Both Professor Cupp and the NY court make a final move. They both say that while non-human animals are incapable of being afforded rights, they are entitled to humane treatment. The court writes: "The Legislature has extended significant protections to animals, subject to criminal penalties, such as prohibiting the torture or unjustifiable killing of animals."
If the court really meant that, the debate over animal rights would be entirely semantic and unimportant, because all that animal rights advocates really want is for humans to stop torturing and unjustifiably killing animals. Nearly all killing of non-human animals for their products is unjustified and the systems for exploiting animals are rife with torture, even on ostensibly humane farms.
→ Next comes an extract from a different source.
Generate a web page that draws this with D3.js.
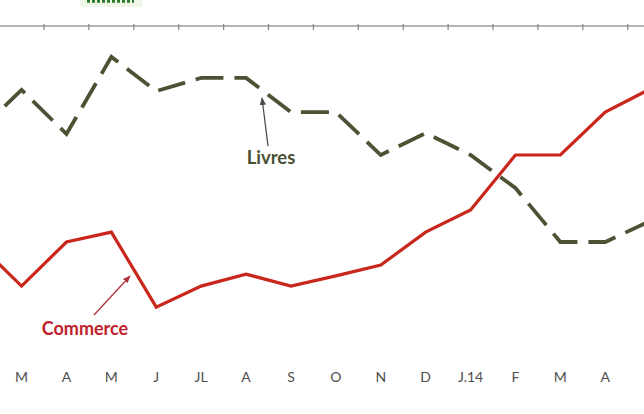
<!DOCTYPE html>
<html>
<head>
<meta charset="utf-8">
<script src="https://cdn.jsdelivr.net/npm/d3@7"></script>
<style>
  html, body { margin: 0; padding: 0; background: #fff; }
  svg { display: block; }
</style>
</head>
<body>
<svg id="chart" width="644" height="414"></svg>
<script>
// Categories (first and last are partially visible months outside the crop)
const categories = ["F0", "M", "A", "M2", "J", "JL", "A2", "S", "O", "N", "D", "J.14", "F", "M3", "A3", "M4"];
const tickLabels = ["", "M", "A", "M", "J", "JL", "A", "S", "O", "N", "D", "J.14", "F", "M", "A", "M"];
// Series values (arbitrary index units)
const livres   = [72.3, 86.7, 72.0, 97.7, 86.3, 90.7, 90.7, 79.3, 79.3, 65.0, 72.3, 65.0, 54.0, 36.0, 36.0, 43.0];
const commerce = [36.0, 21.3, 36.0, 39.3, 14.3, 21.3, 25.3, 21.3, 24.7, 28.3, 39.3, 46.7, 65.0, 65.0, 79.3, 87.0];

const svg = d3.select("#chart");
const W = 644, H = 414;

const x = d3.scaleBand().domain(categories).range([-45.8, 672.6]).padding(0);
const xc = d => x(d) + x.bandwidth() / 2;
const y = d3.scaleLinear().domain([0, 100]).range([350, 50]);

// partial legend at top
svg.append("rect").attr("x", 80).attr("y", -4).attr("width", 62).attr("height", 11)
  .attr("fill", "#eef7e8");
svg.append("line").attr("x1", 87).attr("x2", 134).attr("y1", 1).attr("y2", 1)
  .attr("stroke", "#2f7a2a").attr("stroke-width", 3.5).attr("stroke-dasharray", "3 2");

// top axis line with category boundary ticks
const axisY = 26;
svg.append("line").attr("x1", 0).attr("x2", W).attr("y1", axisY).attr("y2", axisY)
  .attr("stroke", "#9a9a9a").attr("stroke-width", 1.5);
svg.append("g").selectAll("line").data(categories).join("line")
  .attr("x1", d => x(d)).attr("x2", d => x(d))
  .attr("y1", axisY - 2).attr("y2", axisY + 4)
  .attr("stroke", "#8a8a8a").attr("stroke-width", 1.3);

// bottom labels
svg.append("g").selectAll("text").data(categories).join("text")
  .attr("x", d => xc(d)).attr("y", 382)
  .attr("text-anchor", "middle")
  .attr("font-family", "Lato, 'Open Sans', sans-serif")
  .attr("font-size", 14)
  .attr("fill", "#4e4e4e")
  .text((d, i) => tickLabels[i]);

const line = d3.line().x((d, i) => xc(categories[i])).y(d => y(d));

svg.append("path").datum(livres)
  .attr("d", line).attr("fill", "none")
  .attr("stroke", "#4d5234").attr("stroke-width", 3.8)
  .attr("stroke-dasharray", "28 11")
  .attr("stroke-linejoin", "miter");

svg.append("path").datum(commerce)
  .attr("d", line).attr("fill", "none")
  .attr("stroke", "#c9261c").attr("stroke-width", 3.2)
  .attr("stroke-linejoin", "miter");

// annotations with arrows
const defs = svg.append("defs");
function marker(id, color) {
  defs.append("marker").attr("id", id).attr("viewBox", "0 0 10 10")
    .attr("refX", 9).attr("refY", 5).attr("markerWidth", 6).attr("markerHeight", 6)
    .attr("orient", "auto-start-reverse")
    .append("path").attr("d", "M0,1 L10,5 L0,9 z").attr("fill", color);
}
marker("arrL", "#4a4a4a");
marker("arrC", "#b0343a");

svg.append("line").attr("x1", 268).attr("y1", 146).attr("x2", 262).attr("y2", 98)
  .attr("stroke", "#4a4a4a").attr("stroke-width", 1.3).attr("marker-end", "url(#arrL)");
svg.append("text").attr("x", 271).attr("y", 164).attr("text-anchor", "middle")
  .attr("font-family", "Lato, 'Open Sans', sans-serif").attr("font-weight", "bold")
  .attr("font-size", 18.5).attr("fill", "#4a4f33").text("Livres");

svg.append("line").attr("x1", 94).attr("y1", 315).attr("x2", 130).attr("y2", 276)
  .attr("stroke", "#b0343a").attr("stroke-width", 1.3).attr("marker-end", "url(#arrC)");
svg.append("text").attr("x", 85).attr("y", 335).attr("text-anchor", "middle")
  .attr("font-family", "Lato, 'Open Sans', sans-serif").attr("font-weight", "bold")
  .attr("font-size", 18).attr("fill", "#c0202a").text("Commerce");
</script>
</body>
</html>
Taking seriously the stated commitment of the court and others to animal welfare would, as a practical matter, provide the same protection that is sought under the rubric of animal rights. But most people are so invested in seeing their use of animals as justified that animal welfare protections end up being practically meaningless.
The investment can be financial. For example, Cupp's article notes that his research was funded by an organization that promotes experimentation on animals. However, I have no reason to think he wouldn't reach the same conclusions just by virtue of having been raised in a society that takes for granted the moral acceptability of eating and wearing parts and products of animals who were completely dominated by humans. After all, the judges who rejected Tommy's petition are not animal industry funded. Their investment is psychological, but extremely powerfully so.
Some day, lawsuits on behalf of animals may be a sensible way to advance the cause of animal rights. But so long as the vast majority of people--including the vast majority of judges--reinforce their own psychological investment in the normality of exploiting and killing animals every time they sit down to a meal or put on their shoes, a better strategy will be to focus on changing individual hearts and minds.